The area now known as Convent was originally settled between 1722 and 1739 and called Baron. The town’s name derives from the Convent of the Sacred Heart, established in 1825 by the Religious of the Sacred Heart, who operated a girls’ school until 1932.

St. Michael Parish, founded in 1809, is among the oldest Catholic parishes in Louisiana. The present church, built in 1833 and enlarged in the 1870s, features Romanesque and Gothic architectural elements and includes a Lourdes Grotto constructed in 1876. The church and its associated historic district are listed on the National Register of Historic Places.

Jefferson College, chartered in 1831 and opened in 1834, operated under several names before closing in 1928. The campus was occupied by Union troops during the Civil War and later donated to the Marist Fathers. In 1931, it became the Manresa House of Retreats, a Jesuit retreat center that remains active today. The main building, rebuilt after an 1842 fire, is an example of Greek Revival architecture.

The community’s history is closely tied to sugar plantation culture, and records indicate that both the convent and college relied on enslaved labor during the antebellum period.

On February 23, 2016, an EF-3 tornado struck the area, causing severe damage at the Sugar Hill RV Park, killing two people and injuring dozens.

==Geography==
Convent is located on the east bank of the Mississippi River in St. James Parish, Louisiana, at . The census-designated place covers 5.33 sqmi, of which 3.89 sqmi is land and 1.44 sqmi is water. Its average elevation is about 16 ft above sea level.

Convent lies approximately 35 mi west of New Orleans and 35 mi southeast of Baton Rouge, accessible via Louisiana Highway 44 and Louisiana Highway 3125. The area has a humid subtropical climate, typical of southern Louisiana.

==Demographics==

Convent first appeared as a census designated place in the 2010 U.S. census.

Convent CDP, Louisiana – Racial and ethnic composition Note: the U.S. Census Bureau treats Hispanic/Latino as an ethnic category.
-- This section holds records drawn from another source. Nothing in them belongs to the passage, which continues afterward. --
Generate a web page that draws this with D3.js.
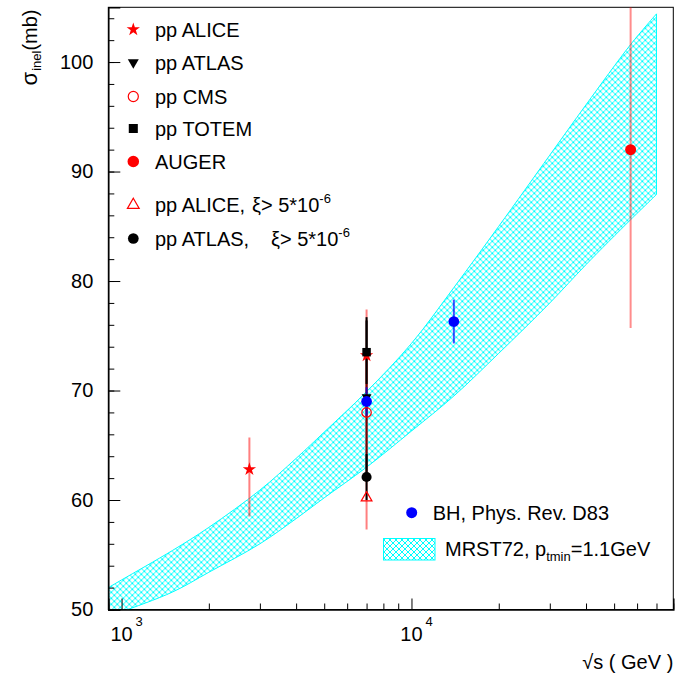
<!DOCTYPE html>
<html>
<head>
<meta charset="utf-8">
<script src="https://cdnjs.cloudflare.com/ajax/libs/d3/7.8.5/d3.min.js"></script>
<style>
body { margin: 0; background: #fff; }
svg text { font-family: "Liberation Sans", Arial, Helvetica, sans-serif; fill: #000; }
</style>
</head>
<body>
<div class="chart"></div>
<script>
// MRST72 band, p_tmin = 1.1 GeV
var bandEnergy = [900, 1000, 1500, 2000, 3000, 4000, 5000, 7000, 10000, 14000, 20000, 30000, 40000, 57000, 70000];
var bandLow    = [49.4, 49.8, 51.6, 53.4, 56.0, 58.3, 60.2, 63.0, 66.3, 69.5, 73.4, 78.0, 81.5, 85.6, 87.9];
var bandHigh   = [52.0, 52.7, 55.4, 57.5, 60.9, 63.8, 66.2, 69.9, 74.3, 79.4, 85.0, 91.5, 96.1, 101.6, 104.4];

// measurements: sqrt(s) in GeV, sigma_inel in mb, lower / upper error
var aliceE = [2760, 7000],  aliceSig = [62.8, 73.2], aliceLo = [4.3, 5.3], aliceHi = [2.9, 4.2];
var atlasE = [7000],        atlasSig = [69.4],       atlasLo = [7.3],      atlasHi = [7.3];
var cmsE = [7000],          cmsSig = [68.0],         cmsLo = [5.0],        cmsHi = [5.0];
var totemE = [7000],        totemSig = [73.5],       totemLo = [2.9],      totemHi = [2.9];
var augerE = [57000],       augerSig = [92.0],       augerLo = [16.3],     augerHi = [16.3];
var aliceXiE = [7000],      aliceXiSig = [60.2],     aliceXiLo = [2.9],    aliceXiHi = [2.9];
var atlasXiE = [7000],      atlasXiSig = [62.1],     atlasXiLo = [2.1],    atlasXiHi = [2.1];
var bhE = [7000, 14000],    bhSig = [69.0, 76.3],    bhLo = [1.3, 2.0],    bhHi = [1.3, 2.0];

var yTicks = [50, 60, 70, 80, 90, 100];
var xTicks = [1000, 10000];

var svgWidth = 682, svgHeight = 676;
var margin = { top: 7.3, right: 8.7, bottom: 66.5, left: 108.3 };
var width = svgWidth - margin.left - margin.right;
var height = svgHeight - margin.top - margin.bottom;

var svg = d3.select(".chart").append("svg")
    .attr("width", svgWidth)
    .attr("height", svgHeight);

var defs = svg.append("defs");
var pat = defs.append("pattern")
    .attr("id", "hatch")
    .attr("patternUnits", "userSpaceOnUse")
    .attr("width", 6).attr("height", 6);
pat.append("path")
    .attr("d", "M0,0 L6,6 M6,0 L0,6 M-1,5 L1,7 M5,-1 L7,1 M-1,1 L1,-1 M5,7 L7,5")
    .attr("stroke", "#00ffff")
    .attr("stroke-width", 1)
    .attr("shape-rendering", "crispEdges")
    .attr("fill", "none");

defs.append("clipPath").attr("id", "plotclip")
  .append("rect").attr("width", width).attr("height", height);

var chart = svg.append("g")
    .attr("transform", `translate(${margin.left}, ${margin.top})`);

var xScale = d3.scaleLog().domain([900, 80000]).range([0, width]);
var yScale = d3.scaleLinear().domain([50, 105]).range([height, 0]);

// frame
chart.append("rect")
    .attr("width", width).attr("height", height)
    .attr("fill", "none").attr("stroke", "#000").attr("stroke-width", 1);

var plot = chart.append("g").attr("clip-path", "url(#plotclip)");

// band
var bandData = bandEnergy.map((e, i) => ({ e: e, lo: bandLow[i], hi: bandHigh[i] }));
var area = d3.area()
    .x(d => xScale(d.e))
    .y0(d => yScale(d.lo))
    .y1(d => yScale(d.hi))
    .curve(d3.curveCatmullRom);
plot.append("path")
    .datum(bandData)
    .attr("d", area)
    .attr("fill", "url(#hatch)")
    .attr("stroke", "#00ffff")
    .attr("stroke-width", 1);

var redBar = "rgba(255,0,0,0.5)";
var series = [
  { name: "pp ALICE",  type: d3.symbolStar,     size: 55, rot: 0,   fill: "red",  stroke: "none", bar: redBar,  x: aliceE,  y: aliceSig,  lo: aliceLo,  hi: aliceHi },
  { name: "pp ATLAS",  type: d3.symbolTriangle, size: 42, rot: 180, fill: "#000", stroke: "none", bar: "#000",  x: atlasE,  y: atlasSig,  lo: atlasLo,  hi: atlasHi },
  { name: "pp CMS",    type: d3.symbolCircle,   size: 70, rot: 0,   fill: "none", stroke: "red",  bar: redBar,  x: cmsE,    y: cmsSig,    lo: cmsLo,    hi: cmsHi },
  { name: "pp TOTEM",  type: d3.symbolSquare,   size: 72, rot: 0,   fill: "#000", stroke: "none", bar: "#000",  x: totemE,  y: totemSig,  lo: totemLo,  hi: totemHi },
  { name: "AUGER",     type: d3.symbolCircle,   size: 95, rot: 0,   fill: "red",  stroke: "none", bar: "rgba(255,0,0,0.45)", x: augerE, y: augerSig, lo: augerLo, hi: augerHi },
  { name: "pp ALICE xi", type: d3.symbolTriangle, size: 50, rot: 0, fill: "none", stroke: "red",  bar: redBar,  x: aliceXiE, y: aliceXiSig, lo: aliceXiLo, hi: aliceXiHi },
  { name: "pp ATLAS xi", type: d3.symbolCircle,   size: 80, rot: 0, fill: "#000", stroke: "none", bar: "#000",  x: atlasXiE, y: atlasXiSig, lo: atlasXiLo, hi: atlasXiHi },
  { name: "BH",        type: d3.symbolCircle,   size: 90, rot: 0,   fill: "#0000ff", stroke: "none", bar: "rgba(0,0,255,0.7)", x: bhE, y: bhSig, lo: bhLo, hi: bhHi }
];

// error bars first
series.forEach(function (s) {
  var pts = s.x.map((e, i) => ({ e: e, v: s.y[i], lo: s.lo[i], hi: s.hi[i] }));
  plot.selectAll(null).data(pts).enter().append("line")
      .attr("x1", d => xScale(d.e)).attr("x2", d => xScale(d.e))
      .attr("y1", d => yScale(d.v - d.lo)).attr("y2", d => yScale(d.v + d.hi))
      .attr("stroke", s.bar).attr("stroke-width", 2);
});

// draw order for markers: ALICE star under TOTEM square
var order = [0, 3, 1, 7, 2, 6, 5, 4];
order.forEach(function (k) {
  var s = series[k];
  var pts = s.x.map((e, i) => ({ e: e, v: s.y[i] }));
  plot.selectAll(null).data(pts).enter().append("path")
      .attr("d", d3.symbol().type(s.type).size(s.size))
      .attr("transform", d => `translate(${xScale(d.e)}, ${yScale(d.v)}) rotate(${s.rot})`)
      .attr("fill", s.fill)
      .attr("stroke", s.stroke)
      .attr("stroke-width", 1.2);
});

// y axis
var yMinor = d3.range(50, 105.1, 2);
chart.append("g").call(d3.axisLeft(yScale).tickValues(yMinor).tickSize(-6).tickFormat(""))
    .call(g => g.select(".domain").remove());
var yAxis = chart.append("g")
    .call(d3.axisLeft(yScale).tickValues(yTicks).tickSize(-12).tickPadding(15).tickFormat(d3.format("d")));
yAxis.selectAll("text").attr("font-size", "20px").attr("fill", "#000").attr("font-family", "Liberation Sans, Arial, sans-serif");
yAxis.select(".domain").attr("stroke-width", 1.5);

// x axis
var xMinor = [];
[100, 1000, 10000].forEach(function (b) {
  for (var m = 2; m <= 9; m++) {
    if (b * m >= 900 && b * m <= 80000) xMinor.push(b * m);
  }
});
chart.append("g").attr("transform", `translate(0, ${height})`)
    .call(d3.axisBottom(xScale).tickValues(xMinor).tickSize(-6).tickFormat(""))
    .call(g => g.select(".domain").remove());
var xAxis = chart.append("g").attr("transform", `translate(0, ${height})`)
    .call(d3.axisBottom(xScale).tickValues(xTicks).tickSize(-11).tickFormat(""));
xAxis.select(".domain").attr("stroke-width", 1.5);

chart.append("g").selectAll("text")
    .data(xTicks).enter().append("text")
    .attr("x", d => xScale(d))
    .attr("y", height + 32)
    .attr("text-anchor", "middle")
    .attr("font-size", "20px")
    .text("10");
chart.append("g").selectAll("text")
    .data(xTicks).enter().append("text")
    .attr("x", d => xScale(d) + 14)
    .attr("y", height + 17)
    .attr("font-size", "13px")
    .text(d => Math.round(Math.log10(d)));

// axis titles
chart.append("text")
    .attr("x", width)
    .attr("y", height + 59.5)
    .attr("text-anchor", "end")
    .attr("font-size", "20px")
    .text("\u221As ( GeV )");

var yTitle = svg.append("text")
    .attr("transform", "translate(37, 9.5) rotate(-90)")
    .attr("text-anchor", "end")
    .attr("font-size", "20px");
yTitle.append("tspan").attr("font-size", "22px").text("\u03c3");
yTitle.append("tspan").attr("font-size", "13px").attr("dy", "4").attr("dx", "1").text("inel");
yTitle.append("tspan").attr("dy", "-4").text("(mb)");

// upper-left legend
var legendY = [29.5, 62.5, 96.5, 128.5, 161.5, 205, 238.5];
var legendX = 133.3, legendTextX = 155;
var legend = svg.append("g");
for (var i = 0; i < 7; i++) {
  var s = series[i];
  legend.append("path")
      .attr("d", d3.symbol().type(s.type).size(s.size + (i === 0 ? 0 : 10)))
      .attr("transform", `translate(${legendX}, ${legendY[i]}) rotate(${s.rot})`)
      .attr("fill", s.fill)
      .attr("stroke", s.stroke)
      .attr("stroke-width", 1.2);
}
var legendNames = ["pp ALICE", "pp ATLAS", "pp CMS", "pp TOTEM", "AUGER"];
legendNames.forEach(function (n, i) {
  legend.append("text")
      .attr("x", legendTextX).attr("y", legendY[i] + 7)
      .attr("font-size", "20px")
      .text(n);
});
// entries with xi cut
var xiRows = [
  { lab: "pp ALICE,", xiX: 252, y: legendY[5] },
  { lab: "pp ATLAS,", xiX: 271, y: legendY[6] }
];
xiRows.forEach(function (r) {
  var t = legend.append("text")
      .attr("x", legendTextX).attr("y", r.y + 7)
      .attr("font-size", "20px");
  t.append("tspan").text(r.lab);
  t.append("tspan").attr("x", r.xiX).text("\u03be> 5*10");
  t.append("tspan").attr("font-size", "13px").attr("dy", "-9").text("-6");
});

// lower-right legend
var legend2 = svg.append("g");
legend2.append("path")
    .attr("d", d3.symbol().type(d3.symbolCircle).size(95))
    .attr("transform", "translate(411.7, 512.7)")
    .attr("fill", "#0000ff");
legend2.append("text")
    .attr("x", 432.7).attr("y", 519.5)
    .attr("font-size", "20px")
    .text("BH, Phys. Rev. D83");
legend2.append("rect")
    .attr("x", 383.5).attr("y", 538.5)
    .attr("width", 51.5).attr("height", 21.5)
    .attr("fill", "url(#hatch)")
    .attr("stroke", "#00ffff").attr("stroke-width", 1);
var mt = legend2.append("text")
    .attr("x", 445).attr("y", 556)
    .attr("font-size", "20px");
mt.append("tspan").text("MRST72, p");
mt.append("tspan").attr("font-size", "13px").attr("dy", "5").text("tmin");
mt.append("tspan").attr("dy", "-5").text("=1.1GeV");
</script>
</body>
</html>
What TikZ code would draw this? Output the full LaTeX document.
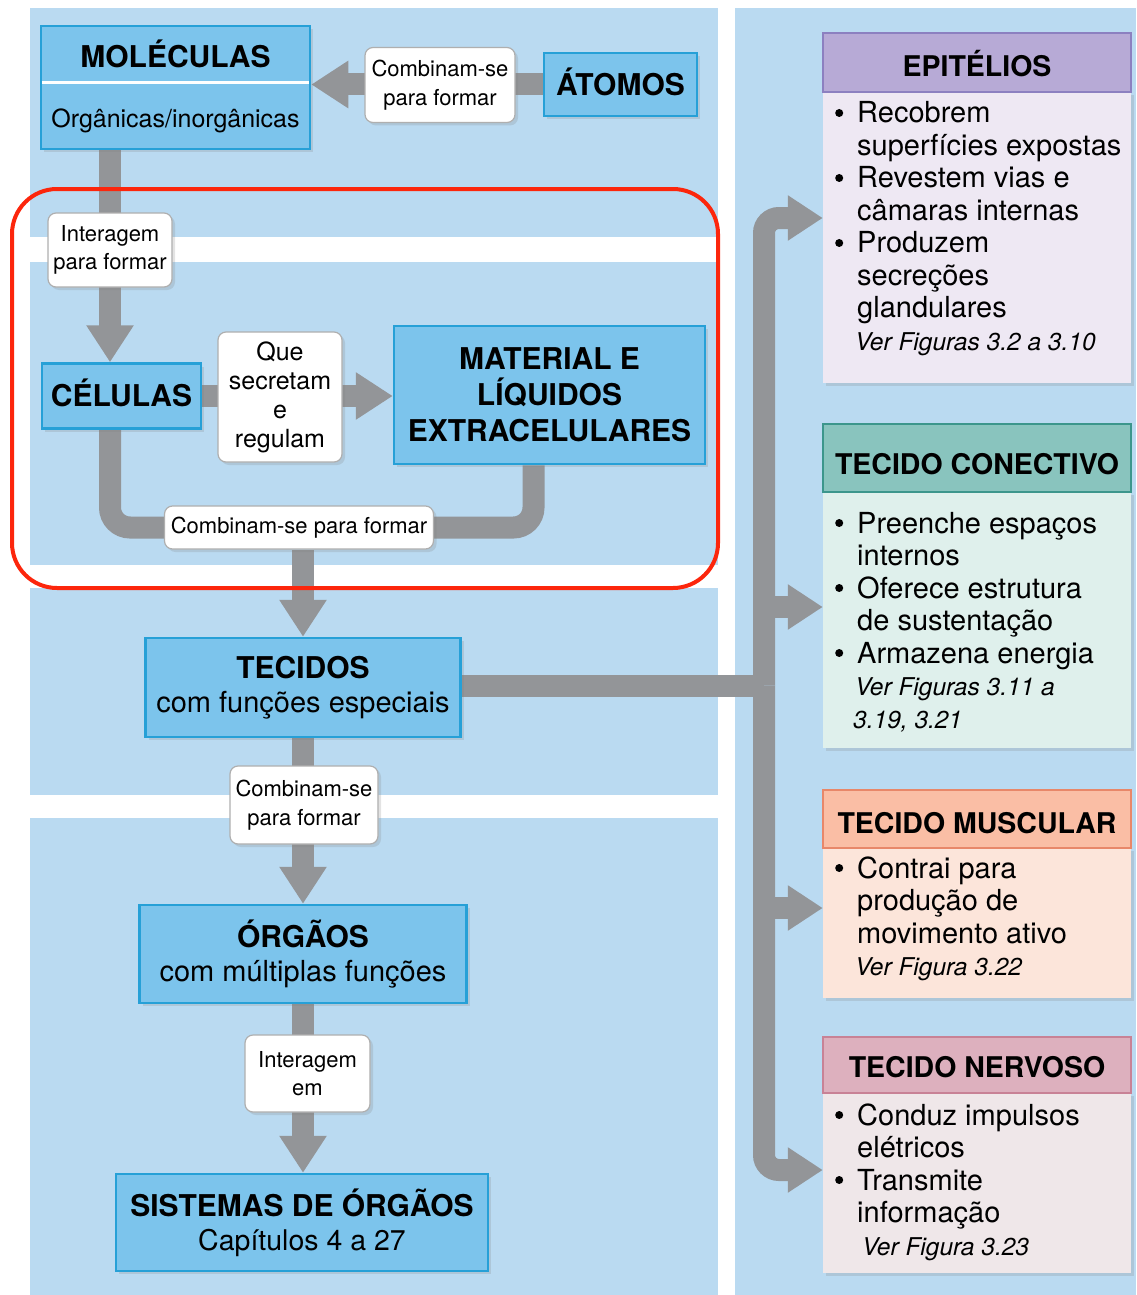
\documentclass[tikz,border=0pt]{standalone}
\usepackage{fontspec}
\setmainfont{TeX Gyre Heros}
\usetikzlibrary{arrows.meta,calc,shadows}
\definecolor{panel}{RGB}{186,218,241}
\definecolor{nodefill}{RGB}{124,196,236}
\definecolor{nodeline}{RGB}{38,160,215}
\definecolor{bandgray}{RGB}{147,149,152}
\definecolor{labline}{RGB}{175,175,175}
\definecolor{epiH}{RGB}{183,170,214}
\definecolor{epiL}{RGB}{140,128,192}
\definecolor{epiB}{RGB}{238,232,243}
\definecolor{conH}{RGB}{137,196,190}
\definecolor{conL}{RGB}{60,150,140}
\definecolor{conB}{RGB}{223,240,236}
\definecolor{musH}{RGB}{250,190,165}
\definecolor{musL}{RGB}{232,135,105}
\definecolor{musB}{RGB}{252,229,218}
\definecolor{nerH}{RGB}{221,176,190}
\definecolor{nerL}{RGB}{200,130,150}
\definecolor{nerB}{RGB}{239,231,233}
\definecolor{redline}{RGB}{252,38,12}
\pgfdeclarelayer{panels}
\pgfdeclarelayer{bands}
\pgfsetlayers{panels,bands,main}
\newcommand\bodylines[1]{\vtop{\baselineskip=32.5pt\lineskiplimit=-100pt #1}}
\newcommand\bdot{\hspace*{2pt}\tikz[baseline=0pt]\fill (0pt,10pt) circle (4pt);}
\newcommand\bitem[1]{\hbox{\makebox[24pt][l]{\bdot}#1}}
\newcommand\bcont[1]{\hbox{\hspace*{24pt}#1}}
\newcommand\bref[2]{\hbox{\hspace*{#1}{\fontsize{24.5}{32.5}\selectfont\itshape #2}}}
\tikzset{
  shad/.style={drop shadow={opacity=0.22, shadow xshift=3pt, shadow yshift=-3pt}},
  bluebox/.style={draw=nodeline, line width=2.5pt, fill=nodefill, inner sep=0pt, align=center, shad},
  labelbox/.style={draw=labline, line width=1.2pt, fill=white, rounded corners=8pt, inner sep=0pt, align=center, font=\fontsize{22}{28.5}\selectfont, shad},
  band/.style={draw=bandgray, line width=22pt, -{Triangle[length=37pt,width=45pt]}},
  rband/.style={draw=bandgray, line width=22pt, -{Triangle[length=35pt,width=43pt]}},
  bandline/.style={draw=bandgray, line width=22pt},
  headbox/.style={line width=2pt, minimum width=308pt, inner sep=0pt, text depth=0pt, font=\fontsize{28.5}{34}\selectfont\bfseries},
  bodybox/.style={minimum width=308pt, inner sep=0pt, shad},
  bodytext/.style={anchor=base west, inner sep=0pt, font=\fontsize{29}{32.5}\selectfont},
  capsbig/.style={font=\fontsize{30}{36}\selectfont\bfseries, text height=21.5pt, text depth=0pt}
}
\begin{document}
\begin{tikzpicture}[x=1pt,y=-1pt]
\useasboundingbox (0,0) rectangle (1136,1295);
\begin{pgfonlayer}{panels}
  \fill[panel] (30,8) rectangle (718,237);
  \fill[panel] (30,262) rectangle (718,565);
  \fill[panel] (30,588) rectangle (718,795);
  \fill[panel] (30,818) rectangle (718,1295);
  \fill[panel] (735,8) rectangle (1136,1295);
\end{pgfonlayer}

% ---- left column nodes
\node[bluebox, minimum width=269pt, minimum height=123pt] (moleculas) at (175.5,87.5) {};
\coordinate (divy) at (0,83);
\draw[white, line width=3pt, shorten <=2pt, shorten >=2pt] (moleculas.west |- divy) -- (moleculas.east |- divy);
\node[inner sep=0pt, font=\fontsize{30}{36}\selectfont\bfseries] (molT) at (175.5,54) {MOLÉCULAS};
\node[inner sep=0pt, font=\fontsize{25}{30}\selectfont] (molS) at (175.5,121) {Orgânicas/inorgânicas};

\node[bluebox, capsbig, minimum width=153pt, minimum height=63pt] (atomos) at (620.5,84.5) {ÁTOMOS};
\node[labelbox, minimum width=150pt, minimum height=75pt] (combina1) at (440,85) {Combinam-se\\para formar};

\node[labelbox, minimum width=124pt, minimum height=74pt] (interagem) at (110,250) {Interagem\\para formar};
\node[bluebox, capsbig, minimum width=159pt, minimum height=65pt] (celulas) at (121.5,396) {CÉLULAS};
\node[labelbox, minimum width=124pt, minimum height=130pt, font=\fontsize{25}{29}\selectfont] (que) at (280,397) {Que\\secretam\\e\\regulam};
\node[bluebox, minimum width=311pt, minimum height=138pt, font=\fontsize{30}{36}\selectfont\bfseries] (material) at (549.5,395) {MATERIAL E\\LÍQUIDOS\\EXTRACELULARES};
\node[labelbox, minimum width=269pt, minimum height=43pt] (combina3) at (299,527.5) {Combinam-se para formar};

\node[bluebox, minimum width=315pt, minimum height=99pt, font=\fontsize{29}{34}\selectfont] (tecidos) at (303,687.5) {{\fontsize{30}{34}\selectfont\bfseries TECIDOS}\\com funções especiais};
\node[labelbox, minimum width=148pt, minimum height=78pt] (combina2) at (304,805) {Combinam-se\\para formar};
\node[bluebox, minimum width=327pt, minimum height=98pt, font=\fontsize{29}{34}\selectfont] (orgaos) at (303,954) {{\fontsize{30}{34}\selectfont\bfseries ÓRGÃOS}\\com múltiplas funções};
\node[labelbox, minimum width=125pt, minimum height=77pt] (interagem2) at (307.5,1073.5) {Interagem\\em};
\node[bluebox, minimum width=372pt, minimum height=97pt, font=\fontsize{28.5}{34}\selectfont] (sistemas) at (302,1222.5) {{\fontsize{30}{34}\selectfont\bfseries SISTEMAS DE ÓRGÃOS}\\Capítulos 4 a 27};

% ---- right column
\node[bodybox, fill=epiB, minimum height=291pt] (epibody) at (977,237.5) {};
\node[headbox, fill=epiH, draw=epiL, minimum height=59pt, text height=27.5pt] (epihead) at (977,62.5) {EPITÉLIOS};
\node[bodytext] (epitext) at (833,123) {\bodylines{%
  \bitem{Recobrem}\bcont{superfícies expostas}%
  \bitem{Revestem vias e}\bcont{câmaras internas}%
  \bitem{Produzem}\bcont{secreções}\bcont{glandulares}%
  \bref{22pt}{Ver Figuras 3.2 a 3.10}}};

\node[bodybox, fill=conB, minimum height=256pt] (conbody) at (977,620) {};
\node[headbox, fill=conH, draw=conL, minimum height=68pt, text height=32pt] (conhead) at (977,458) {TECIDO CONECTIVO};
\node[bodytext] (context) at (833,533) {\bodylines{%
  \bitem{Preenche espaços}\bcont{internos}%
  \bitem{Oferece estrutura}\bcont{de sustentação}%
  \bitem{Armazena energia}%
  \bref{22pt}{Ver Figuras 3.11 a}\bref{20pt}{3.19, 3.21}}};

\node[bodybox, fill=musB, minimum height=150pt] (musbody) at (977,923) {};
\node[headbox, fill=musH, draw=musL, minimum height=58pt, text height=28.5pt] (mushead) at (977,819) {TECIDO MUSCULAR};
\node[bodytext] (mustext) at (833,878) {\bodylines{%
  \bitem{Contrai para}\bcont{produção de}\bcont{movimento ativo}%
  \bref{22pt}{Ver Figura 3.22}}};

\node[bodybox, fill=nerB, minimum height=180pt] (nerbody) at (977,1183) {};
\node[headbox, fill=nerH, draw=nerL, minimum height=56pt, text height=24.5pt] (nerhead) at (977,1065) {TECIDO NERVOSO};
\node[bodytext] (nertext) at (833,1125) {\bodylines{%
  \bitem{Conduz impulsos}\bcont{elétricos}%
  \bitem{Transmite}\bcont{informação}%
  \bref{29pt}{Ver Figura 3.23}}};

% ---- connectors
\coordinate (busx) at (764,0);
\coordinate (aEpi) at ($(epibody.west)+(0,-19.5)$);
\coordinate (aCon) at ($(conbody.west)+(0,-13)$);
\coordinate (aMus) at ($(musbody.west)+(0,-15)$);
\coordinate (aNer) at ($(nerbody.west)+(0,-13)$);
\begin{pgfonlayer}{bands}
  \draw[band] (atomos.west) -- (atomos.west -| moleculas.east);
  \draw[band] (interagem |- moleculas.south) -- (interagem |- celulas.north);
  \draw[band] (celulas.east) -- (celulas.east -| material.west);
  \draw[bandline, rounded corners=20pt] (interagem |- celulas.south) |- (combina3.west);
  \draw[bandline, rounded corners=20pt] ($(material.south)+(-16,0)$) |- (combina3.east);
  \draw[band] (combina3.south -| tecidos.north) -- (tecidos.north);
  \draw[band] (tecidos.south) -- (tecidos.south |- orgaos.north);
  \draw[band] (orgaos.south) -- (orgaos.south |- sistemas.north);
  \draw[bandline] ($(tecidos.east)+(0,-2)$) -- ($(tecidos.east -| busx)+(0,-2)$);
  \draw[rband, rounded corners=15pt] ($(tecidos.east -| busx)+(0,-2)$) |- (aEpi);
  \draw[rband, rounded corners=15pt] ($(tecidos.east -| busx)+(0,-2)$) |- (aNer);
  \draw[rband] (aCon -| busx) -- (aCon);
  \draw[rband] (aMus -| busx) -- (aMus);
\end{pgfonlayer}

% ---- highlight
\draw[redline, line width=4pt, rounded corners=45pt] (12,189) rectangle (718,588);
\end{tikzpicture}
\end{document}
This table excludes Latinos from the racial categories and assigns them to a separate category. Hispanics/Latinos may be of any race.
| Race / Ethnicity (NH = Non-Hispanic) | Pop 2010 | Pop 2020 | % 2010 | % 2020 |
|---|---|---|---|---|
| White alone (NH) | 226 | 203 | 31.79% | 42.03% |
| Black or African American alone (NH) | 467 | 255 | 65.68% | 52.80% |
| Native American or Alaska Native alone (NH) | 0 | 0 | 0.00% | 0.00% |
| Asian alone (NH) | 1 | 2 | 0.14% | 0.41% |
| Native Hawaiian or Pacific Islander alone (NH) | 0 | 0 | 0.00% | 0.00% |
| Other race alone (NH) | 2 | 0 | 0.28% | 0.00% |
| Mixed race or Multiracial (NH) | 6 | 6 | 0.84% | 1.24% |
| Hispanic or Latino (any race) | 9 | 17 | 1.27% | 3.52% |
| Total | 711 | 483 | 100.00% | 100.00% |

At the 2010 census, it had a population of 711; in 2020, its population declined to 483.

Historical population
| Census | Pop. | Note | %± |
| 2010 | 711 |  | — |
| 2020 | 483 |  | −32.1% |
U.S. Decennial Census 2010 2020

==Industry==
Convent’s economy has historically centered on petrochemical and heavy industry along the Mississippi River. The most notable facility was the Shell Convent Refinery, which processed up to 239,000 barrels per day of crude oil and employed over 1,000 workers. In 2020, Shell permanently closed the refinery after failing to find a buyer, citing market conditions and its shift toward renewable energy.

Shell plans to repurpose the 4,400-acre site into a renewable fuels complex producing sustainable aviation fuel and renewable diesel, with construction targeted for 2025–2028. Other major employers include Nucor Steel Louisiana, Occidental Chemical, and cement producers such as Holcim, supporting the region’s petrochemical and construction sectors.

==Notable person==
- Jarvis Landry is an American football wide receiver and return specialist for the New Orleans Saints of the National Football League. He also played college football at LSU.
- Pete Herman was a World Bantamweight Champion boxer (1917–1921), born in Convent, Louisiana.